RK: I dont' have to answer my phone in my home at anyone's say so but mine.
Idiot: What if it's important?
RK: What if what I'm doing is important?
Idiot: Okay, so what were you doing that was so important you couldn't take two minutes to answer the phone?
RK: Fucking.
Idiot:
Insert incredibly awkward screeching halt to the Third Degree.RK: So, yeah. Not sure if I remember exactly, so it was either that or I had my mouth full.
Idiot: Okay, you know what? You don't have to be like that about it.
RK: Why? You asked. You had to know what I do in my home on my own time. Now you know.
Idiot: Well, I don't need to know this.
RK: Evidently, you DO or you wouldn't be being such an asshole about it! Maybe people do things other than sit around and wait for you to call!

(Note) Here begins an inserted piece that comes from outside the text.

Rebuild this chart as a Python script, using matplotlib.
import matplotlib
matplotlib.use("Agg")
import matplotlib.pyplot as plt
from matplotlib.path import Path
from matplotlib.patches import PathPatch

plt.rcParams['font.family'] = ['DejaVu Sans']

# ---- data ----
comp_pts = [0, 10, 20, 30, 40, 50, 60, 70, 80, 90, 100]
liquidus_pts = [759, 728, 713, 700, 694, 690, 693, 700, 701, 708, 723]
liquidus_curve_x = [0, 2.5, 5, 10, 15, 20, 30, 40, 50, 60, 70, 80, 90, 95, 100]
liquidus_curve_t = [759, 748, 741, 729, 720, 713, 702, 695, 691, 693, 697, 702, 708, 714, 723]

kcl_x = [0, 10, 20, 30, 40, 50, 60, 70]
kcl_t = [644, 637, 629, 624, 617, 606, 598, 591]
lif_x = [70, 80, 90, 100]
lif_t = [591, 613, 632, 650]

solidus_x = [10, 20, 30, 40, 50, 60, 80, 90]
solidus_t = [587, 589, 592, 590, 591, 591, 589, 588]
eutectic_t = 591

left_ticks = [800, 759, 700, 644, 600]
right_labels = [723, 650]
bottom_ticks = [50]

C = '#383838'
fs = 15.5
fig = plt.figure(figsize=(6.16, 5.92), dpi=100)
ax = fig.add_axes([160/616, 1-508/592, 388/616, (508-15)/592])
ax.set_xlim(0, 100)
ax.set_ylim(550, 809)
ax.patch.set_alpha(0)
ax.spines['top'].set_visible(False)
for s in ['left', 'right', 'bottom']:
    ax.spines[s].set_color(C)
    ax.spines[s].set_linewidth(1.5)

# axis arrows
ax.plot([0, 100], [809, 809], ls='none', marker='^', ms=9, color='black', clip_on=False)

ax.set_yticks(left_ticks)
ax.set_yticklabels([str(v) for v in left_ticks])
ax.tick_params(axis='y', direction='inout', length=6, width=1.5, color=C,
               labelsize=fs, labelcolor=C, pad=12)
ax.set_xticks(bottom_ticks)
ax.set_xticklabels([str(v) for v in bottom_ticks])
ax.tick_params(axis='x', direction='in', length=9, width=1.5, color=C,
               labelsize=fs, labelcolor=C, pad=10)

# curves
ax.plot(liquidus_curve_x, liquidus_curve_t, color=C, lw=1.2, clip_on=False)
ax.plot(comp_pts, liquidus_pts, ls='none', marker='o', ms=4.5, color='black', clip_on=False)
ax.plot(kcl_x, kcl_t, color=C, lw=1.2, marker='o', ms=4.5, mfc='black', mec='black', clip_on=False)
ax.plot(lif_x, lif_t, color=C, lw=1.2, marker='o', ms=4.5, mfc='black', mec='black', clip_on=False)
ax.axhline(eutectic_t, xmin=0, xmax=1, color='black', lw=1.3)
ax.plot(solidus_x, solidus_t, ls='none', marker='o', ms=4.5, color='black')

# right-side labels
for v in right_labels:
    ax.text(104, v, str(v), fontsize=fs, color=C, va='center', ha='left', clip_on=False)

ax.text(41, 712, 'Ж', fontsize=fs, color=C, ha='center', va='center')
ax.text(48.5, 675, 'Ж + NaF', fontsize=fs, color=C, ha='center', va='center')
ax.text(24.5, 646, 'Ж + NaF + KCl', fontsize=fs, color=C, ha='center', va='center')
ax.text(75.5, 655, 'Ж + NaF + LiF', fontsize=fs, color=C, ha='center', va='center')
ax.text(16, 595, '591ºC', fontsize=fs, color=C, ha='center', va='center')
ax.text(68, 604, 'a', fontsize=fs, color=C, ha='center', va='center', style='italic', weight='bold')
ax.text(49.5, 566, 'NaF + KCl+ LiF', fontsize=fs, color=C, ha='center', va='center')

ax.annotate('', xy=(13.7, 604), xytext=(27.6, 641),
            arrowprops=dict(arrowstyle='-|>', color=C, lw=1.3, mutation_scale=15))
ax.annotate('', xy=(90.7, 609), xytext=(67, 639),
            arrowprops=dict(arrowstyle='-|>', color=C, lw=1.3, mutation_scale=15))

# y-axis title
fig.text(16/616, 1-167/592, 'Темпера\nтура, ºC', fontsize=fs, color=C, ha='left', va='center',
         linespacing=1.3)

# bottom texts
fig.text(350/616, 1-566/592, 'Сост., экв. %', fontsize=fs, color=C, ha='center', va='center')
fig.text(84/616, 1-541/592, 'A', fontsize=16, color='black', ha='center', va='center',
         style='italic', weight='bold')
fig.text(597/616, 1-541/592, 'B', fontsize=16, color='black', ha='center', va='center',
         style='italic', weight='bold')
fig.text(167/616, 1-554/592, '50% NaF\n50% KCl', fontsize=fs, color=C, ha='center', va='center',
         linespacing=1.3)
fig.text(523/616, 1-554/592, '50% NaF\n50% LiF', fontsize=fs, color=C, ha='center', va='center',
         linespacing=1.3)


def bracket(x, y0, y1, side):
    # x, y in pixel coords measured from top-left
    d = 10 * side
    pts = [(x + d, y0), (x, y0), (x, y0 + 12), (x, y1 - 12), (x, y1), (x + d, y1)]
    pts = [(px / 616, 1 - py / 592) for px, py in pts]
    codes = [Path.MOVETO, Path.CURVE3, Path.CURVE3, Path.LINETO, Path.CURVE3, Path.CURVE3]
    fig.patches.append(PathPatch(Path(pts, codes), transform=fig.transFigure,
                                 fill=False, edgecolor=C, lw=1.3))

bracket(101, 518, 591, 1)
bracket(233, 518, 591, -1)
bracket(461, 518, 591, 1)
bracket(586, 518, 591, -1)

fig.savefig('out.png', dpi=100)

It was a younger guy, too. So maximum awkwardness factor. And I knew it was him, too, because the phone kept ringing and he kept calling back to the point I was tempted to stop what I was doing, go in there, and yank the thing out of the wall. And he finally left a snotty message on the machine (this was years ago at my old place, we had an answering machine). So I know exactly who was calling and when.
He wanted to talk about a fucking LARP. Which probably goes a way to explaining why it didn't occur to him that somebody might choose getting laid over answering a damn phone call.